There is something very poetic about what it is going on with the Houston Rockets right now. They are an isolation team coached by a pick-and-roll savant in Mike D’Antoni. They are an offensive juggernaut beating the greatest offense in NBA history with their defense. The Rockets won their only two championships when Michael Jordan was on sabbatical. Many have invalidated those championships due to that fact. It feels right that their next chance needs to be truly earned, by taking down a Golden State Warriors team many consider to be even more talented than Jordan’s Chicago Bulls.
But the poetic nature of the Western Conference Finals is taken to another level with James Harden. In Game 5, Harden attempted 11 three-point shots and missed all of them. That has only been done once in NBA history, by John Starks in Game 7 of the 1994 NBA Finals. His opponent in that game was the Houston Rockets.
But Harden disappearing in the playoffs is nothing new. He averaged only 12.4 points per game on 37.5 percent from the field in the 2012 NBA Finals, with the Oklahoma City Thunder, and things have just gotten worse from there. He had to watch from the bench as his Rockets stormed back to stun the Los Angeles Clippers in a legendary Game 6 comeback in 2015. One round later, his late turnover cost the Rockets Game 2 of the Western Conference Finals.
His 2017 season ended when he scored only 10 points on two-of-11 shooting in Game 6 of a second-round series against the San Antonio Spurs. Once again, Harden’s circumstances appear to have been written by Shakespeare. Kawhi Leonard missed that Game 6. And now, Chris Paul will miss Saturday’s Game 6.
Paul was, in essence, Harden’s escape pod. He is allowed to shoot 0-for-11 from three-point range in Game 5 because Paul did just enough to carry the offense for the Rockets to win. He has given Harden a chance to rest more than was possible last season, in which he was Houston’s only All-Star. His defensive attitude has been far more important to this series than Harden’s offense. And now, he has been taken away.
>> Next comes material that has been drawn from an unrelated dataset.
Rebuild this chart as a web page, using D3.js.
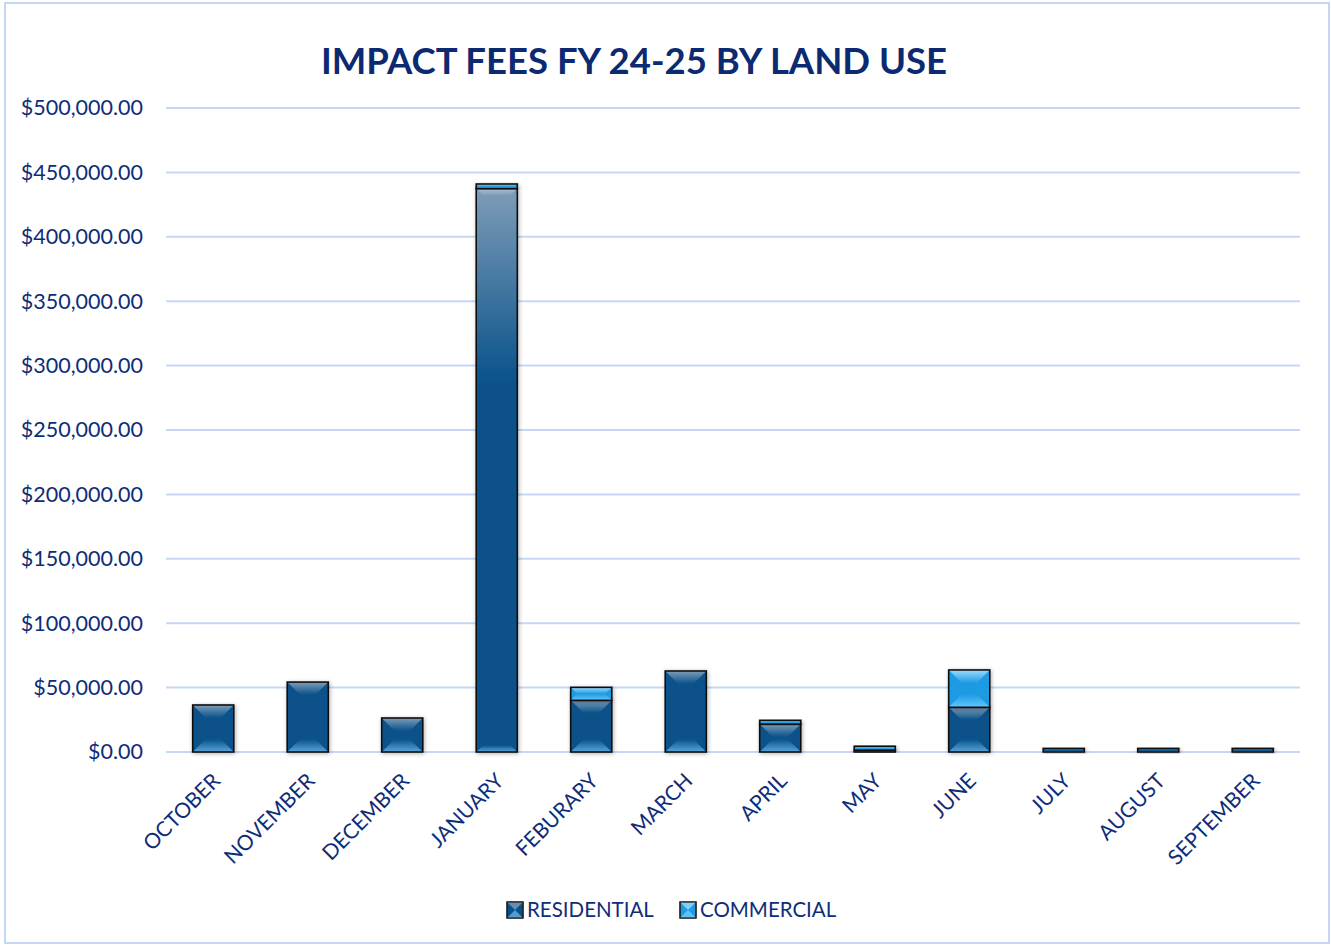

There’s no more safety valve. If Harden doesn’t have one of the best games of his life, the Rockets are going to lose to the Warriors on Saturday. If this sounds familiar, it should. NBA history is littered with circumstances exactly like this.
LeBron James burned down TD Garden in his do-or-die moment. That was Game 6 of the 2012 Eastern Conference Finals, played against the team that had most tormented him in his career. Dirk Nowitzki had been called soft for his entire NBA career. Then he led the Dallas Mavericks to an NBA championship despite an illness that James and Dwyane Wade made fun of to the media. Michael Jordan overcame the Pistons. Kobe won without Shaq. Greatness is defined by circumstance. Any player with a legitimate chance to be great has a moment in which that greatness is doubted. If they overcome it, they cement their status. If they don’t, they cement our suspicions.
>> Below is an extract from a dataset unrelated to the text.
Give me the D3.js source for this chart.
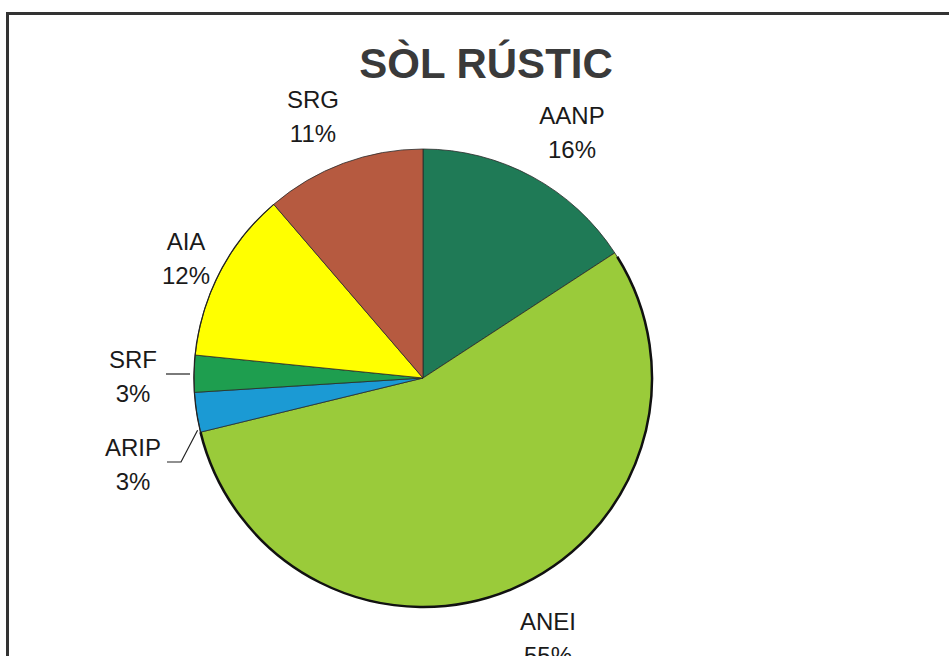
<!DOCTYPE html>
<html>
<head>
<meta charset="utf-8">
<script src="https://cdn.jsdelivr.net/npm/d3@7"></script>
<style>
  html, body { margin: 0; padding: 0; background: #fff; }
  svg { display: block; }
</style>
</head>
<body>
<svg id="chart" width="949" height="656"></svg>
<script>
// ---- data ----
const title = "SÒL RÚSTIC";
const categories = ["AANP", "ANEI", "ARIP", "SRF", "AIA", "SRG"];
const values = [15.8, 55.4, 2.8, 2.6, 12.1, 11.3];
const colors = ["#1f7a56", "#9acb3a", "#1b9ad4", "#1e9e4f", "#ffff00", "#b65a40"];

// ---- layout ----
const W = 949, H = 656;
const cx = 423, cy = 378, R = 229;
const labelPos = {
  AANP: [572, 124], ANEI: [548, 630], ARIP: [133, 456],
  SRF: [133, 368], AIA: [186, 250], SRG: [313, 108]
};
const lineGap = 34;

const svg = d3.select("#chart");
svg.append("rect").attr("width", W).attr("height", H).attr("fill", "#fff");

// frame
svg.append("path")
  .attr("d", `M7.5,${H} L7.5,13.5 L${W},13.5`)
  .attr("fill", "none").attr("stroke", "#333").attr("stroke-width", 3);

// title
svg.append("text")
  .attr("x", 486).attr("y", 78)
  .attr("text-anchor", "middle")
  .attr("font-family", "Liberation Sans, Arial, sans-serif")
  .attr("font-weight", "bold").attr("font-size", 42)
  .attr("fill", "#3a3a3a")
  .text(title);

const data = categories.map((c, i) => ({ name: c, value: values[i], color: colors[i] }));
const pie = d3.pie().value(d => d.value).sort(null);
const arcs = pie(data);
const arc = d3.arc().innerRadius(0).outerRadius(R);

const g = svg.append("g").attr("transform", `translate(${cx},${cy})`);
g.selectAll("path.slice").data(arcs).join("path")
  .attr("class", "slice")
  .attr("d", arc)
  .attr("fill", d => d.data.color)
  .attr("stroke", "#2a2a2a").attr("stroke-width", 0.8).attr("stroke-linejoin", "round");

// outer outline on the left/bottom edge (ANEI through AIA)
const aneiArc = arcs[1], aiaArc = arcs[4];
g.append("path")
  .attr("d", d3.arc()({ innerRadius: R, outerRadius: R, startAngle: aneiArc.startAngle + 0.02, endAngle: aneiArc.endAngle }))
  .attr("fill", "none").attr("stroke", "#111").attr("stroke-width", 2.5);
g.append("path")
  .attr("d", d3.arc()({ innerRadius: R, outerRadius: R, startAngle: arcs[2].startAngle, endAngle: aiaArc.endAngle }))
  .attr("fill", "none").attr("stroke", "#222").attr("stroke-width", 1.2);

// leader lines for small slices
function edgePoint(a, frac) {
  const ang = a.startAngle + (a.endAngle - a.startAngle) * frac;
  return [cx + R * Math.sin(ang), cy - R * Math.cos(ang)];
}
const srf = arcs[3], arip = arcs[2];
const pSrf = edgePoint(srf, 0.5);
svg.append("polyline")
  .attr("points", [[166, 374], [pSrf[0] - 4, 374]].map(p => p.join(",")).join(" "))
  .attr("fill", "none").attr("stroke", "#222").attr("stroke-width", 1.2);
const pArip = edgePoint(arip, 0.1);
svg.append("polyline")
  .attr("points", [[167, 462], [181, 462], [pArip[0] - 2, pArip[1] + 2]].map(p => p.join(",")).join(" "))
  .attr("fill", "none").attr("stroke", "#222").attr("stroke-width", 1.2);

// labels
const lab = svg.append("g")
  .attr("font-family", "Liberation Sans, Arial, sans-serif")
  .attr("font-size", 24).attr("fill", "#1a1a1a")
  .attr("text-anchor", "middle");
arcs.forEach(a => {
  const [x, y] = labelPos[a.data.name];
  const t = lab.append("text").attr("x", x).attr("y", y);
  t.append("tspan").attr("x", x).attr("y", y).text(a.data.name);
  t.append("tspan").attr("x", x).attr("y", y + lineGap).text(Math.round(a.data.value) + "%");
});
</script>
</body>
</html>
And our suspicions about Harden, right now, are that he is a great regular season player that fails in the playoffs. That was the general consensus about Charles Barkley and Karl Malone. They both won MVPs, just as Harden is going to. They both lost to Jordan when their moments came. An entire conference has fallen at James’ feet. Dwight Howard doesn’t have a ring right now because of Kobe Bryant. Mike D’Antoni doesn’t because of Gregg Popovich.
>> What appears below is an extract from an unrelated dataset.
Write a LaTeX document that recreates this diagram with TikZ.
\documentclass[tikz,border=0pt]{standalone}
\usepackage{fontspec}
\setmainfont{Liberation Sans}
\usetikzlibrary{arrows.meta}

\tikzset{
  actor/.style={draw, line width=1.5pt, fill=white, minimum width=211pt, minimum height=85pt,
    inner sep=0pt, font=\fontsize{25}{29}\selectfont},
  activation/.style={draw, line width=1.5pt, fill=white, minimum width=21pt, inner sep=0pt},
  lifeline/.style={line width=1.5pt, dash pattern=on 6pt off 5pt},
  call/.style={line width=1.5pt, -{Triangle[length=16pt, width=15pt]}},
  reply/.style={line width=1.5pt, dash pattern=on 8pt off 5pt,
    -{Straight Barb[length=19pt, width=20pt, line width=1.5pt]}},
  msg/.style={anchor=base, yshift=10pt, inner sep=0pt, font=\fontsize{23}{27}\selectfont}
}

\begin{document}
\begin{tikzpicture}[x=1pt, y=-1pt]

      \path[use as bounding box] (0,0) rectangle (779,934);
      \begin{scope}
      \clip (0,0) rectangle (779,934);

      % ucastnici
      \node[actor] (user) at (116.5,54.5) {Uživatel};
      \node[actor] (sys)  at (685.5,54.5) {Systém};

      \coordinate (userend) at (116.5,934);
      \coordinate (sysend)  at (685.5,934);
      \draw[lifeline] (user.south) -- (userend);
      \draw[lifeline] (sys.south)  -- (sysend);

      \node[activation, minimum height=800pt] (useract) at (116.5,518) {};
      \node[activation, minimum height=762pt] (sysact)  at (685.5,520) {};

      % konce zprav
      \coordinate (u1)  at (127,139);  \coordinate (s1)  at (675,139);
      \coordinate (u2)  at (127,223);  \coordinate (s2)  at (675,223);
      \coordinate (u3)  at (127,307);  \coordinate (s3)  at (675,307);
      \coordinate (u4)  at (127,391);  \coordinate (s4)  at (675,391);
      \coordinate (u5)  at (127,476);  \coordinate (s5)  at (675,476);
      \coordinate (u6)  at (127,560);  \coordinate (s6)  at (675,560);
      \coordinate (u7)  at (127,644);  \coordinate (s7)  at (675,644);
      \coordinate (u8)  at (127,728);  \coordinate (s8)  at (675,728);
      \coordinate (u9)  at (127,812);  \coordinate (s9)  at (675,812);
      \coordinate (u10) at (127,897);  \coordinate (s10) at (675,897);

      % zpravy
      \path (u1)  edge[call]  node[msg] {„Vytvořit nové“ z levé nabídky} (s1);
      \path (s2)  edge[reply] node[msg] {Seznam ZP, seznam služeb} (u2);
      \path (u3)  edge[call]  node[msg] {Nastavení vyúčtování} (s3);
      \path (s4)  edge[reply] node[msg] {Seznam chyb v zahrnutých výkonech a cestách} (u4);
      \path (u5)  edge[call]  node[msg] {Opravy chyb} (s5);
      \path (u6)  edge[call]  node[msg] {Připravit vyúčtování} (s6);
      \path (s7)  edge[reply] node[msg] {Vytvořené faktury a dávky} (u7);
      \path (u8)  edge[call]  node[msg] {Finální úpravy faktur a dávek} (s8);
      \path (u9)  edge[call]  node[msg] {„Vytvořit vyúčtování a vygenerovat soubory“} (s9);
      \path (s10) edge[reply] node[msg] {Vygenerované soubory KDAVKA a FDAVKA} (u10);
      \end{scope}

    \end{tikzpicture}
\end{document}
But on Saturday, both of them will have their moment. D’Antoni has 48 minutes to orchestrate an offense without one of its maestros. Harden has 48 minutes to execute that offense. And they are doing it against a team that went 16-1 in the playoffs last season. The odds are heavily stacked against both. Most crumble under those odds. If Harden wants to make the leap from regular season great to all-time legend, he’ll have to come up big in Game 6.